Whether the audience detected the energy of the night from the dancing singers, the musicians’ tapping feet or the sheer excitement of the music, it is clear that Jazz Night exploded with excitement.
Yesterday at 7 in the auditorium, Jazz Night featured the Jazz Lab Band, Jazz Workshop, Tiger BeBop and Jazz Ensemble.
Jazz Lab Band began the night with “Bertha’s Bossa” by Jamey Aebersold, arranged by Peter Blaire. An upbeat piece, it featured many impressive solos, including a clarinet solo by sophomore Zachary Bennett which Jazz Lab Band director Ed Harlow described as “extremely innovative.”
Next, Jazz Workshop, a class dedicated to learning about jazz and improvisation, took the stage with two original compositions.
Bennett, junior Joe D’Urso, sophomores Irene Golden and Liam Wilcox-Warren and freshmen Sam Eastman, Benny Roover and Aaron Schwartz composed and performed “The Orange Hat on the Piano.” The players seamlessly transitioned between their solos, going back and forth as if the musicians were having a conversation.
The lively “Midnight in Paris” was a highlight of the night with its passionate solos, composed by seniors Zach Balder, Scott Giles, Brian Goldfinger and Sam Mayer, junior Alex Fabry and freshman Matthew Shifrin. Scatting done by Shifrin was unique and refreshing. One would never have guessed that high schoolers composed and performed the piece.Tiger BeBop, this school’s jazz choir, continued the high energy atmosphere with their playful performance of “He Beeped when He Shoulda Bopped” by John “Dizzy” Gillespie, arranged by Kirby Shaw. Also performed in Harvestfest and at the Holiday Concert, it was evident from the audience’s smiles and tapping feet that the listeners were excited to hear it again.
The choir also performed “That Old Black Magic,” words by Johnny Mercer and music by Harold Arlen, with the same excitement, singers dancing as they sang.

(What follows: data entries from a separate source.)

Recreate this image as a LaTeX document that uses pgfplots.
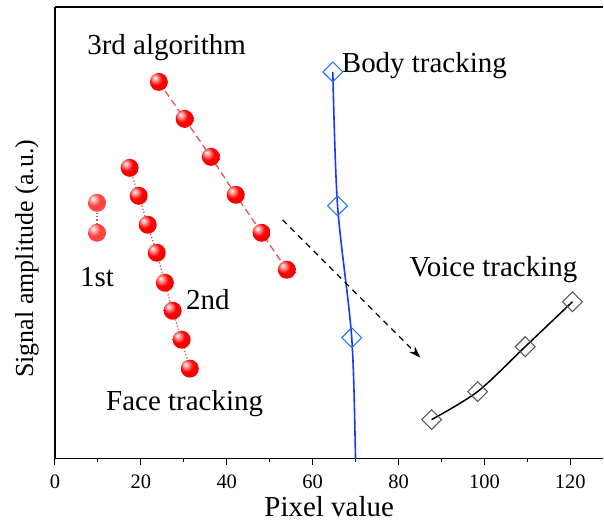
\documentclass[border=0pt]{standalone}
\usepackage{pgfplots}
\pgfplotsset{compat=1.18}
\usepackage{fontspec}
\setmainfont{Liberation Serif}
\usetikzlibrary{arrows.meta}
\definecolor{linered}{RGB}{240,80,80}
\definecolor{bodyblue}{RGB}{25,55,255}
\definecolor{bodymark}{RGB}{40,120,240}
\pgfdeclareradialshading{myball}{\pgfpoint{-12bp}{12bp}}{color(0bp)=(white); color(8bp)=(red!45!white); color(18bp)=(red); color(45bp)=(red!92!black); color(70bp)=(red!70!black)}
\pgfdeclareradialshading{myballlight}{\pgfpoint{-12bp}{12bp}}{color(0bp)=(white); color(8bp)=(red!35!white); color(18bp)=(red!75!white); color(45bp)=(red!70!white); color(70bp)=(red!60!black)}
\pgfdeclareplotmark{myball}{\pgfpathcircle{\pgfpointorigin}{\pgfplotmarksize}\pgfshadepath{myball}{0}\pgfusepath{}}
\pgfdeclareplotmark{myballlight}{\pgfpathcircle{\pgfpointorigin}{\pgfplotmarksize}\pgfshadepath{myballlight}{0}\pgfusepath{}}
\begin{document}
\begin{tikzpicture}
\begin{axis}[
  scale only axis,
  width=549pt, height=452pt,
  xmin=0, xmax=127.7, ymin=0, ymax=452,
  axis x line*=bottom, axis y line*=left,
  axis line style={line width=1.2pt, -},
  xtick={0,20,...,120}, minor x tick num=1,
  ytick=\empty,
  tick align=outside,
  major tick length=6pt, minor tick length=3.5pt,
  tick style={line width=1.1pt, black},
  tick label style={font=\fontsize{20.5}{22}\selectfont},
  xticklabel style={yshift=-7pt},
  /pgf/number format/assume math mode=true,
  xlabel={Pixel value},
  ylabel={Signal amplitude (a.u.)},
  xlabel style={font=\fontsize{29}{32}\selectfont, at={(axis description cs:0.5,0)}, anchor=center, yshift=-48pt},
  ylabel style={font=\fontsize{26}{28}\selectfont, at={(axis description cs:0,0.5)}, anchor=center, yshift=28pt, xshift=-26pt},
  clip=true,
]
\coordinate (sw) at (rel axis cs:0,0);
\coordinate (ne) at (rel axis cs:1,1);
% 1st
\addplot[linered, dotted, line width=1.3pt, mark=myballlight, mark size=9pt, mark options={solid}]
  coordinates {(9.8,256) (9.8,226)};
% 2nd
\addplot[linered, dotted, line width=1.3pt, mark=myball, mark size=9pt, mark options={solid}]
  coordinates {(17.4,291) (19.5,263) (21.6,234) (23.7,206) (25.6,176) (27.4,148) (29.5,119) (31.4,90)};
% 3rd
\addplot[linered, dash pattern=on 7pt off 4pt, line width=1.3pt, mark=myball, mark size=9pt, mark options={solid}]
  coordinates {(24.2,377) (30.2,340) (36.3,302) (42.1,264) (48.1,226) (54.0,189)};
% Body tracking line
\addplot[bodyblue, line width=1.6pt, smooth, no marks]
  coordinates {(64.7,387) (65.8,253) (69.1,121) (70.0,0) (70.2,-20)};
\addplot[only marks, mark=square, mark size=7pt, mark options={rotate=45, draw=bodymark, fill=white, line width=1.1pt}]
  coordinates {(64.7,387) (65.8,253) (69.1,121)};
% Voice tracking
\addplot[black, line width=1.5pt, smooth, mark=square, mark size=7pt, mark options={rotate=45, draw=black!65, fill=white, line width=1.1pt}]
  coordinates {(87.7,39) (98.4,67) (109.5,112) (120.5,157)};
% arrow
\draw[dash pattern=on 6pt off 5pt, line width=1.2pt, -{Stealth[length=12pt,width=8pt]}] (axis cs:53.0,239) -- (axis cs:85.1,101);
% texts
\node[font=\fontsize{29}{31}\selectfont] at (axis cs:26.0,411) {3rd algorithm};
\node[font=\fontsize{29}{31}\selectfont, anchor=west] at (axis cs:66.0,393) {Body tracking};
\node[font=\fontsize{29}{31}\selectfont] at (axis cs:9.8,182) {1st};
\node[font=\fontsize{29}{31}\selectfont] at (axis cs:35.6,159) {2nd};
\node[font=\fontsize{29}{31}\selectfont] at (axis cs:30.2,55) {Face tracking};
\node[font=\fontsize{29}{31}\selectfont] at (axis cs:102.1,189) {Voice tracking};
\end{axis}
\draw[line width=1.2pt] (sw |- ne) -- (ne);
\path ([xshift=-55pt,yshift=-64pt]sw) rectangle ([yshift=7pt]ne);
\end{tikzpicture}
\end{document}
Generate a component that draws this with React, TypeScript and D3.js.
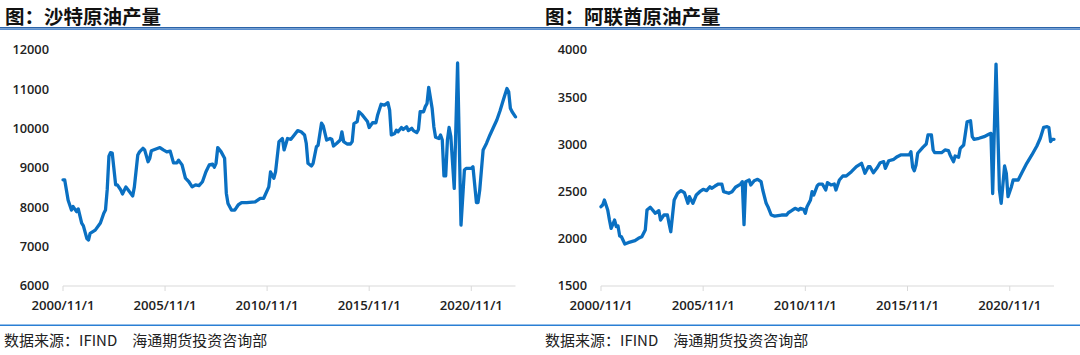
import React from "react";
import * as d3 from "d3";

// Month offsets from 2000/11 and values (千桶/日)
const saudiMonths = [0,1,3,5,6,8,9,11,12,14,15,16,19,22,24,25,26,27,28,29,31,32,34,35,37,39,41,42,44,45,47,48,50,51,52,57,59,61,63,65,67,68,70,72,74,76,78,80,82,84,86,88,89,90,91,93,95,96,97,99,101,103,105,108,113,116,118,121,122,124,125,127,129,130,132,134,136,138,140,142,143,144,146,147,149,150,152,153,155,157,158,159,161,163,164,165,167,169,170,171,173,174,176,179,180,182,184,185,187,189,191,192,193,195,196,197,199,200,202,203,205,206,208,209,210,212,213,214,215,217,218,219,221,222,223,224,225,226,227,228,230,232,234,236,237,240,241,243,244,245,247,249,251,253,255,257,259,261,262,263,264,266];
const saudiValues = [8700,8700,8180,7930,8020,7890,7960,7600,7530,7210,7170,7340,7420,7600,7850,7930,8450,9300,9390,9380,8570,8570,8440,8340,8520,8400,8290,8520,9330,9410,9500,9460,9160,9250,9440,9520,9460,9410,9430,9130,9130,9200,9080,8740,8650,8520,8570,8550,8650,8900,9080,9100,9020,9120,9520,9410,9250,8360,8100,7930,7930,8060,8120,8120,8140,8230,8230,8520,8900,8740,8900,9670,9750,9460,9750,9730,9840,9950,9920,9840,9630,9120,9050,9120,9540,9580,10140,10070,9710,9750,9730,9560,9630,9710,9920,9670,9610,9610,9670,10130,10180,10430,10350,10180,10030,10150,10150,10350,10620,10600,10660,10470,9840,9880,9960,9920,10030,9980,10050,9950,10010,9950,9900,9980,10430,10430,10560,10640,11050,10520,10050,9780,9750,9840,9710,8800,8800,9710,10030,9800,8480,11670,7550,8950,8990,8990,9030,8120,8120,8440,9460,9630,9840,10030,10220,10460,10750,11020,10940,10520,10430,10300];

const uaeMonths = [0,1,2,4,5,6,8,9,10,11,12,14,16,20,22,24,26,27,29,32,34,35,37,39,40,41,43,45,47,49,51,52,54,56,58,60,62,64,65,67,69,71,72,75,77,79,82,83,84,85,87,88,90,92,94,95,97,98,100,102,106,109,110,112,114,116,117,119,120,121,123,124,125,127,128,130,132,133,135,137,138,140,142,144,147,150,153,154,155,157,158,160,162,164,166,167,169,172,174,176,181,182,183,184,185,186,189,191,192,194,195,196,200,202,204,205,207,208,210,211,213,215,217,218,219,222,225,228,229,230,232,234,235,237,238,239,241,242,245,247,250,253,256,258,260,262,263,264,265,266];
const uaeValues = [2340,2358,2411,2305,2199,2111,2199,2130,2136,2030,2022,1945,1959,1980,2005,2022,2093,2305,2334,2270,2298,2199,2252,2252,2164,2075,2411,2482,2510,2488,2376,2446,2376,2464,2499,2524,2510,2552,2535,2559,2580,2580,2499,2482,2499,2546,2580,2605,2150,2605,2623,2570,2615,2630,2605,2517,2376,2340,2252,2241,2252,2252,2276,2298,2323,2305,2323,2312,2270,2340,2411,2499,2464,2560,2580,2580,2517,2594,2570,2580,2517,2623,2665,2665,2711,2764,2800,2747,2694,2764,2764,2700,2747,2806,2817,2747,2827,2842,2870,2888,2888,2923,2757,2721,2782,2906,2969,3004,3100,3100,2941,2912,2912,2941,2933,2888,2817,2877,2863,2958,2994,3240,3251,3082,3054,3065,3082,3110,3117,2480,3850,2517,2376,2771,2694,2446,2552,2623,2623,2694,2800,2888,2983,3065,3181,3188,3180,3030,3054,3054];

const saudiTicks = [6000, 7000, 8000, 9000, 10000, 11000, 12000];
const uaeTicks = [1500, 2000, 2500, 3000, 3500, 4000];
const xTickLabels = ["2000/11/1", "2005/11/1", "2010/11/1", "2015/11/1", "2020/11/1"];
const titles = ["图：沙特原油产量", "图：阿联酋原油产量"];
const footer = "数据来源：IFIND　海通期货投资咨询部";

const START = new Date(2000, 10, 1);
const END = new Date(2023, 0, 1);
const LINE_COLOR = "#0a70c2";
const AXIS_COLOR = "#d9d9d9";
const LABEL_FONT = "'Open Sans', 'DejaVu Sans', sans-serif";
const CJK_FONT = "'Noto Sans CJK SC', sans-serif";

function parseTick(s: string) {
  const [y, m, d] = s.split("/").map(Number);
  return new Date(y, m - 1, d);
}

type PanelProps = {
  x0: number;
  x1: number;
  months: number[];
  values: number[];
  ticks: number[];
  title: string;
  titleX: number;
};

function Panel({ x0, x1, months, values, ticks, title, titleX }: PanelProps) {
  const x = d3.scaleTime().domain([START, END]).range([x0, x1]);
  const y = d3
    .scaleLinear()
    .domain([ticks[0], ticks[ticks.length - 1]])
    .range([286, 50]);
  const pts: [Date, number][] = months.map((m, i) => [d3.timeMonth.offset(START, m), values[i]]);
  const line = d3
    .line<[Date, number]>()
    .x((d) => x(d[0]))
    .y((d) => y(d[1]));
  return (
    <g>
      <text x={titleX} y={24} fontFamily={CJK_FONT} fontWeight={700} fontSize={19.5} fill="#111">
        {title}
      </text>
      {ticks.map((t) => (
        <text
          key={t}
          x={x0 - 14}
          y={y(t)}
          dy="0.35em"
          textAnchor="end"
          fontFamily={LABEL_FONT}
          fontWeight={600}
          fontSize={12.8}
          fill="#222"
        >
          {t}
        </text>
      ))}
      <line x1={x0} x2={x1} y1={286} y2={286} stroke={AXIS_COLOR} strokeWidth={1} />
      {xTickLabels.map((s) => {
        const tx = x(parseTick(s));
        return (
          <g key={s}>
            <line x1={tx} x2={tx} y1={286} y2={291} stroke={AXIS_COLOR} strokeWidth={1} />
            <text
              x={tx}
              y={305}
              dy="0.35em"
              textAnchor="middle"
              fontFamily={LABEL_FONT}
              fontWeight={600}
              fontSize={13.2}
              fill="#222"
            >
              {s}
            </text>
          </g>
        );
      })}
      <path d={line(pts) || ""} fill="none" stroke={LINE_COLOR} strokeWidth={3.3} strokeLinejoin="round" strokeLinecap="round" />
    </g>
  );
}

export default function App() {
  return (
    <svg
      width={1080}
      height={355}
      style={{ position: "absolute", left: 0, top: 0, display: "block", background: "#fff" }}
    >
      <rect x={0} y={0} width={1080} height={355} fill="#fff" />
      <Panel x0={63} x1={515.5} months={saudiMonths} values={saudiValues} ticks={saudiTicks} title={titles[0]} titleX={5} />
      <Panel x0={601} x1={1054} months={uaeMonths} values={uaeValues} ticks={uaeTicks} title={titles[1]} titleX={545} />
      <rect x={0} y={27} width={1080} height={1.5} fill="#2b63a8" />
      <rect x={0} y={28.5} width={1080} height={1.5} fill="#5a8fd0" />
      <rect x={0} y={324.5} width={1080} height={1.5} fill="#2a7fd4" />
      <text x={4} y={341} dy="0.35em" fontFamily={CJK_FONT} fontSize={15} fill="#222">
        {footer}
      </text>
      <text x={545} y={341} dy="0.35em" fontFamily={CJK_FONT} fontSize={15} fill="#222">
        {footer}
      </text>
    </svg>
  );
}
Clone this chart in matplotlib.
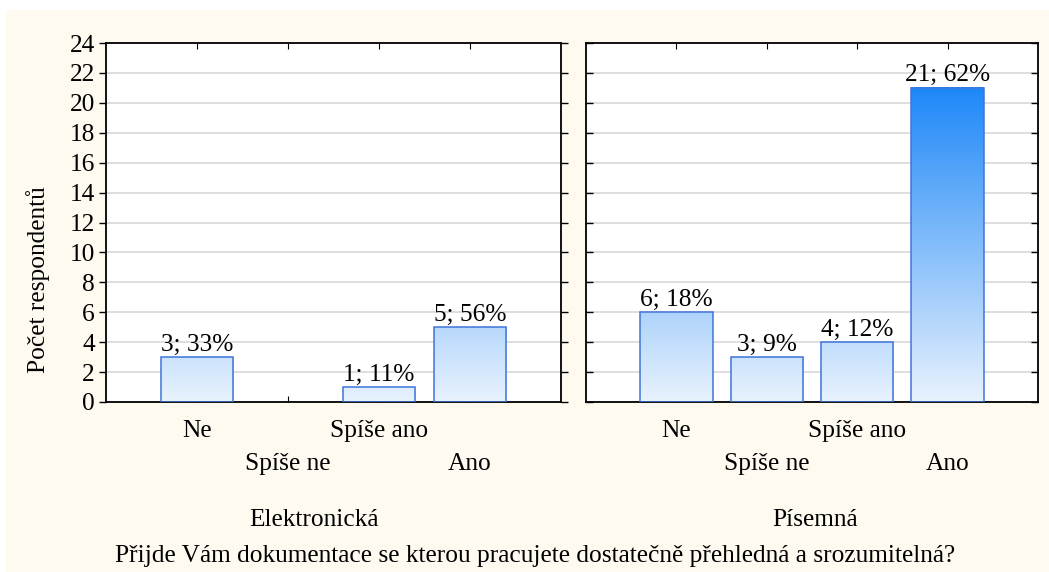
import numpy as np
import matplotlib
matplotlib.use("Agg")
import matplotlib.pyplot as plt
from matplotlib.colors import LinearSegmentedColormap
from matplotlib.patches import Rectangle

plt.rcParams['font.family'] = ['Liberation Serif', 'DejaVu Serif']

categories = ["Ne", "Spíše ne", "Spíše ano", "Ano"]
groups = ["Elektronická", "Písemná"]
counts_el = [3, 0, 1, 5]
pct_el = [33, 0, 11, 56]
counts_pis = [6, 3, 4, 21]
pct_pis = [18, 9, 12, 62]
ylabel = "Počet respondentů"
title = "Přijde Vám dokumentace se kterou pracujete dostatečně přehledná a srozumitelná?"

W, H = 1049, 572
fig = plt.figure(figsize=(W / 100, H / 100), dpi=100, facecolor='white')
cream = '#fefaf0'
fig.patches.append(Rectangle((6 / W, 0), 1 - 6 / W, 1 - 10 / H, transform=fig.transFigure,
                             facecolor=cream, edgecolor='none', zorder=-10))

cmap = LinearSegmentedColormap.from_list('bl', ['#e8f2fd', '#1e88f8'])
vmax = max(counts_el + counts_pis)
fs = 18.3


def panel(left, right, counts, pcts, show_y):
    ax = fig.add_axes([left / W, 1 - 402 / H, (right - left) / W, (402 - 43) / H])
    ax.set_facecolor('white')
    ax.yaxis.grid(True, color='#d8d8d8', linewidth=1.2)
    ax.set_axisbelow(True)
    x = np.arange(1, 5)
    for xi, c, p in zip(x, counts, pcts):
        if c <= 0:
            continue
        grad = np.linspace(0, c, 200).reshape(-1, 1)
        ax.imshow(grad, cmap=cmap, vmin=0, vmax=vmax, origin='lower', aspect='auto',
                  extent=(xi - 0.4, xi + 0.4, 0, c), zorder=2, interpolation='bilinear')
        ax.add_patch(Rectangle((xi - 0.4, 0), 0.8, c, facecolor='none',
                               edgecolor='#3f74da', linewidth=1.1, zorder=3))
        ax.text(xi, c + 0.1, f"{c}; {p}%", ha='center', va='bottom', fontsize=fs, zorder=4)
    ax.set_xlim(0, 5)
    ax.set_ylim(0, 24)
    ax.set_yticks(np.arange(0, 25, 2))
    ax.set_xticks(x)
    ax.set_xticklabels([])
    ax.tick_params(axis='x', direction='in', length=4, top=True, bottom=True)
    ax.tick_params(axis='y', labelsize=fs, length=5, width=1, right=True, pad=3)
    if show_y:
        ax.tick_params(axis='y', which='both', direction='out', left=True)
        ax.set_ylabel(ylabel, fontsize=fs, va='center')
        ax.yaxis.set_label_coords(-0.149, 0.34)
    else:
        ax.tick_params(axis='y', direction='in', labelleft=False)
    for s in ax.spines.values():
        s.set_linewidth(1.3)
        s.set_color('black')
    # staggered category labels
    for i, (xi, lab) in enumerate(zip(x, categories)):
        yy = -1.95 if i % 2 == 0 else -4.15
        ax.text(xi, yy, lab, ha='center', va='center', fontsize=fs, clip_on=False)
    return ax


ax1 = panel(106, 561, counts_el, pct_el, True)
ax2 = panel(586, 1038, counts_pis, pct_pis, False)
ax2.tick_params(axis='y', which='both', left=True, direction='in')

fig.text(314 / W, 1 - 520 / H, groups[0], ha='center', va='center', fontsize=fs)
fig.text(815 / W, 1 - 520 / H, groups[1], ha='center', va='center', fontsize=fs)
fig.text(535 / W, 1 - 556 / H, title, ha='center', va='center', fontsize=fs)

fig.savefig('out.png', dpi=100, facecolor=fig.get_facecolor())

A highlight from Jazz Ensemble, the last group to perform, was the group’s performance of “Moanin’” by Charles Mingus and arranged by Sy Johnson. Senior Nick Roberts on baritone saxophone began the piece with a deep, full melody that continued throughout the song.
The ensemble ended the night strong with “A Song for Horace” by Michael Philip Mossman, bouncing drum beats and electric guitars adding a unique quality to the upbeat piece.
The air buzzed with excitement as the audience filed out of the auditorium to attend the small reception in the theatre entrance, parents and friends sharing how impressed they were with the night. The energy and excitement of the night made it one of the best concerts this year yet.